(Entries with chart source code)
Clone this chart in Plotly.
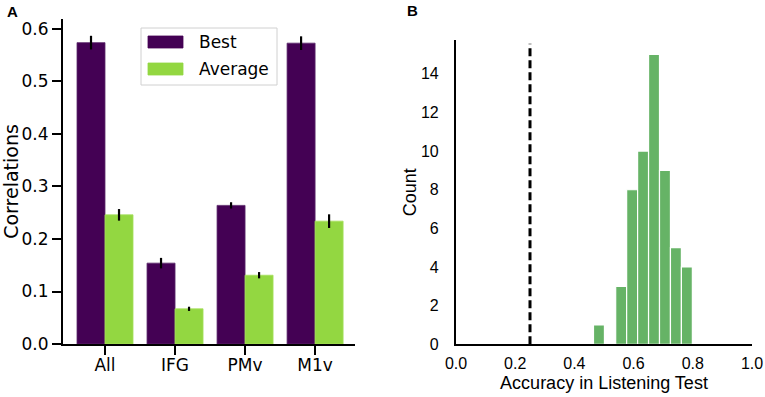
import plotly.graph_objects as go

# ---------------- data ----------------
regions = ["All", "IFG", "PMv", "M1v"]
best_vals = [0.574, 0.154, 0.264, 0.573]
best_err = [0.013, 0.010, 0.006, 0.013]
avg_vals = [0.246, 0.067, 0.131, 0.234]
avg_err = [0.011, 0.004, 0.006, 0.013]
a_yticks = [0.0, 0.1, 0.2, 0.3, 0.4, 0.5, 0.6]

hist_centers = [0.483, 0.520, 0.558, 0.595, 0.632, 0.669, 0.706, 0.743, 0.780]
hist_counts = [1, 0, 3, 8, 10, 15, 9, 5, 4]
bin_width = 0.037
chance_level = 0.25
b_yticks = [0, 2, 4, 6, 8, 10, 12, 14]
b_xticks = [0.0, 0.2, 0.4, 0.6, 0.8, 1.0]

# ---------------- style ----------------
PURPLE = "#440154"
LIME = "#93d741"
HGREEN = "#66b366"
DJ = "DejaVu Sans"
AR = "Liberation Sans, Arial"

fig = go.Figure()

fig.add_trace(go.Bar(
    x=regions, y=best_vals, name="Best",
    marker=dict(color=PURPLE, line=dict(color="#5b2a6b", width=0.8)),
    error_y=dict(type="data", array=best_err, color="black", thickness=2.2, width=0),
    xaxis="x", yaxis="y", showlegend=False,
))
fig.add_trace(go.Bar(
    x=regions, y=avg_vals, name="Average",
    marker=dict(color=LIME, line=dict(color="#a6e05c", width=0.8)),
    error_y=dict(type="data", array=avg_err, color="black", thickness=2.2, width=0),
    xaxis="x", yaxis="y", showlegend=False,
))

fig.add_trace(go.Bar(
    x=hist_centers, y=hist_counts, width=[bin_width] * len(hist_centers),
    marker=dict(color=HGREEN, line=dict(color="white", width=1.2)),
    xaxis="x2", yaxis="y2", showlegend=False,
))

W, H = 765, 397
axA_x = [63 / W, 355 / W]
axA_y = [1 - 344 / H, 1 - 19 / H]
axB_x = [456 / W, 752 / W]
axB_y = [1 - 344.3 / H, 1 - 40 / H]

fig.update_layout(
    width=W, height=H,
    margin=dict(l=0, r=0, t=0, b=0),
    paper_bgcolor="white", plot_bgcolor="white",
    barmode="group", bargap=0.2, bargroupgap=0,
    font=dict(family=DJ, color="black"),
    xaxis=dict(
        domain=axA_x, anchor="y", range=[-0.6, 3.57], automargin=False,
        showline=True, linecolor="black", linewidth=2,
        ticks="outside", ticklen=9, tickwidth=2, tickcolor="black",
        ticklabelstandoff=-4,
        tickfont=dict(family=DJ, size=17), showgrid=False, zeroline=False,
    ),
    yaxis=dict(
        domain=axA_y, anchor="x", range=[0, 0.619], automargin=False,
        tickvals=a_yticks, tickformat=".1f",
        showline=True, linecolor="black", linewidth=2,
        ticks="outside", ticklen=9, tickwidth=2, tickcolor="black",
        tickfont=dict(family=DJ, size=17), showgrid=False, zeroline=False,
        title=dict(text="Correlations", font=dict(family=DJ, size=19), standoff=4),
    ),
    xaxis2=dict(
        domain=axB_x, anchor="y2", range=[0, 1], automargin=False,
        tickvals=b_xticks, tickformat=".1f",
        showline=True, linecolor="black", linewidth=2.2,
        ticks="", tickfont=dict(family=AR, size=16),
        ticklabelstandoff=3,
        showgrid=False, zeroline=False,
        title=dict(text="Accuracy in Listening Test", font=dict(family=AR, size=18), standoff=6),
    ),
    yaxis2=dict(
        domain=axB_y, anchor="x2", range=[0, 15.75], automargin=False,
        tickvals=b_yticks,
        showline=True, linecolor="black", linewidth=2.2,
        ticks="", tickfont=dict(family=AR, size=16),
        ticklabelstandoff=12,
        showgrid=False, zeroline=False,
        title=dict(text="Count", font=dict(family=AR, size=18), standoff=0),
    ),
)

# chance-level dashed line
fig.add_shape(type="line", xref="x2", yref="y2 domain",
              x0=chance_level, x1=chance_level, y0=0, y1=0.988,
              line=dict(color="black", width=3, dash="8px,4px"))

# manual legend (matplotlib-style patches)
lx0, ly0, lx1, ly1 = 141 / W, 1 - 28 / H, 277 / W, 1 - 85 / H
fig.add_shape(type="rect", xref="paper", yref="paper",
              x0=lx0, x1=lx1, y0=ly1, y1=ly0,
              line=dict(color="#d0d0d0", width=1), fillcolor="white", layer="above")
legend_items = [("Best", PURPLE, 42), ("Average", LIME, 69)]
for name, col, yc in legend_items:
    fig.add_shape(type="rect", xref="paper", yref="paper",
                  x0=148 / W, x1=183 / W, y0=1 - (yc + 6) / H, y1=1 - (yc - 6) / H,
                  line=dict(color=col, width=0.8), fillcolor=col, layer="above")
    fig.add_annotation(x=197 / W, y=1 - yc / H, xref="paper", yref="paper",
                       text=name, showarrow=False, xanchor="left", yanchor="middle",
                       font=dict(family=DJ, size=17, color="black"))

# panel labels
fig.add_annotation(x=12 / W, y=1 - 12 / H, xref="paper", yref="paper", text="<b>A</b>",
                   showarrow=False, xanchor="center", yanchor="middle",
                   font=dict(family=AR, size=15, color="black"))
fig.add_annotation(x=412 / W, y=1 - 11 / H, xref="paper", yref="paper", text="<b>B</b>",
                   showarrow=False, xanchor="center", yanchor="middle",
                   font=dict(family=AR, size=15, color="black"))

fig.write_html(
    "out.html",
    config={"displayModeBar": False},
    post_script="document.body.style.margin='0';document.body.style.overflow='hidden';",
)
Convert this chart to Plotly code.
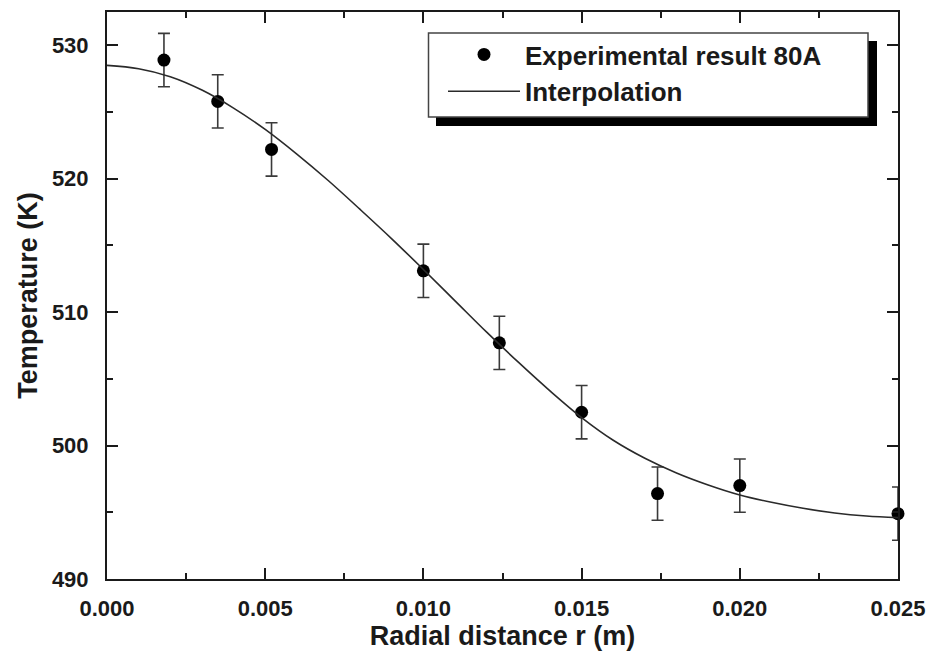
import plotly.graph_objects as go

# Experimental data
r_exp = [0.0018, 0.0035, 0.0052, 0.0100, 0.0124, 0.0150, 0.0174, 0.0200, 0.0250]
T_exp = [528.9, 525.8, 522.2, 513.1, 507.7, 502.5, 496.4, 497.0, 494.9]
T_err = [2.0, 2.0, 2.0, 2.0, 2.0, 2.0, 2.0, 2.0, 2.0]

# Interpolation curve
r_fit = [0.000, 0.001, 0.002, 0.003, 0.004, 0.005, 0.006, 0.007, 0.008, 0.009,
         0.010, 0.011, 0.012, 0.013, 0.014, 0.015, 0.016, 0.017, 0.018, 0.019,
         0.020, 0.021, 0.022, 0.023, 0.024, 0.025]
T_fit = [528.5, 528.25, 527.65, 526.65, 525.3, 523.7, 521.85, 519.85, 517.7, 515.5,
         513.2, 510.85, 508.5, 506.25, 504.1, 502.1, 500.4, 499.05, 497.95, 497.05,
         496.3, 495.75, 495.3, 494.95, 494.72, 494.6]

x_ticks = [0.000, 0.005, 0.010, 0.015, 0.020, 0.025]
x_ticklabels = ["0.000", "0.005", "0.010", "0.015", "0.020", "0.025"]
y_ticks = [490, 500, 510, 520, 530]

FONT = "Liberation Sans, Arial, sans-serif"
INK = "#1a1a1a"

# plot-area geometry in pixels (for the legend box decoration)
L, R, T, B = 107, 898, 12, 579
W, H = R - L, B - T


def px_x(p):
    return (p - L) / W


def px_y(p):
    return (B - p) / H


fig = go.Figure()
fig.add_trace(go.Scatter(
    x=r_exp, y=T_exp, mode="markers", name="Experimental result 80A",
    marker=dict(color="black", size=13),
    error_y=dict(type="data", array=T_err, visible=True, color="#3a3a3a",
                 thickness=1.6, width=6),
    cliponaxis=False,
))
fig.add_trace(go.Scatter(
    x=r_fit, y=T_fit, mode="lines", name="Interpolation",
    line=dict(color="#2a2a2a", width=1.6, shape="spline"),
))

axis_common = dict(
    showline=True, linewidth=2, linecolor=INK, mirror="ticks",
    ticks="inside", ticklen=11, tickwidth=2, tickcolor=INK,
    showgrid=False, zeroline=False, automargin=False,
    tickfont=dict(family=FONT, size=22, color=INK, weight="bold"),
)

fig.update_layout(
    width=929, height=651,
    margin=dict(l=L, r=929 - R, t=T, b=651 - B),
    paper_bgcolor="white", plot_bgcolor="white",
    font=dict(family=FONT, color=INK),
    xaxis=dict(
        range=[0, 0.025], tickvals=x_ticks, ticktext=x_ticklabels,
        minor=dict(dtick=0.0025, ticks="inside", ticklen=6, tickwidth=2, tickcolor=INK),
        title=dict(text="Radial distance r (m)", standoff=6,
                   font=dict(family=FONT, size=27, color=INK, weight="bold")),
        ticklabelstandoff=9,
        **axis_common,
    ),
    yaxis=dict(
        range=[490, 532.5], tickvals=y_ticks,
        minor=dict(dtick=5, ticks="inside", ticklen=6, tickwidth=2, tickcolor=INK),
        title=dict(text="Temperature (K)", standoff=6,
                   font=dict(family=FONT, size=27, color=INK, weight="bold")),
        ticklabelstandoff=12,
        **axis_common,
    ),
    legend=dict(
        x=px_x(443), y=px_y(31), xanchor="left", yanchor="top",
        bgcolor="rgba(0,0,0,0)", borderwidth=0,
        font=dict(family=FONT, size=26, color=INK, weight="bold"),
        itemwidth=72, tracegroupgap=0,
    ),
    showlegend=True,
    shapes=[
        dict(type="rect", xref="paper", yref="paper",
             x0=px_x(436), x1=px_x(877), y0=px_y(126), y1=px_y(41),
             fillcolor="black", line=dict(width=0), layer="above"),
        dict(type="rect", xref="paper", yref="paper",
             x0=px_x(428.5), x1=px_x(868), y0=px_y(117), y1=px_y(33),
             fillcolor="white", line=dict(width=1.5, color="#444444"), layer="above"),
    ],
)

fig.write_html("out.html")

## CHALLENGE
Going back to the data above, write out everything from the line with "Convert this chart to Plotly code." down to the line with "T_err = [2.0, 2.0, 2.0, 2.0, 2.0, 2.0, 2.0, 2.0, 2.0]", both included, leaving every picture out.

## THE ANSWER
Convert this chart to Plotly code.
import plotly.graph_objects as go

# Experimental data
r_exp = [0.0018, 0.0035, 0.0052, 0.0100, 0.0124, 0.0150, 0.0174, 0.0200, 0.0250]
T_exp = [528.9, 525.8, 522.2, 513.1, 507.7, 502.5, 496.4, 497.0, 494.9]
T_err = [2.0, 2.0, 2.0, 2.0, 2.0, 2.0, 2.0, 2.0, 2.0]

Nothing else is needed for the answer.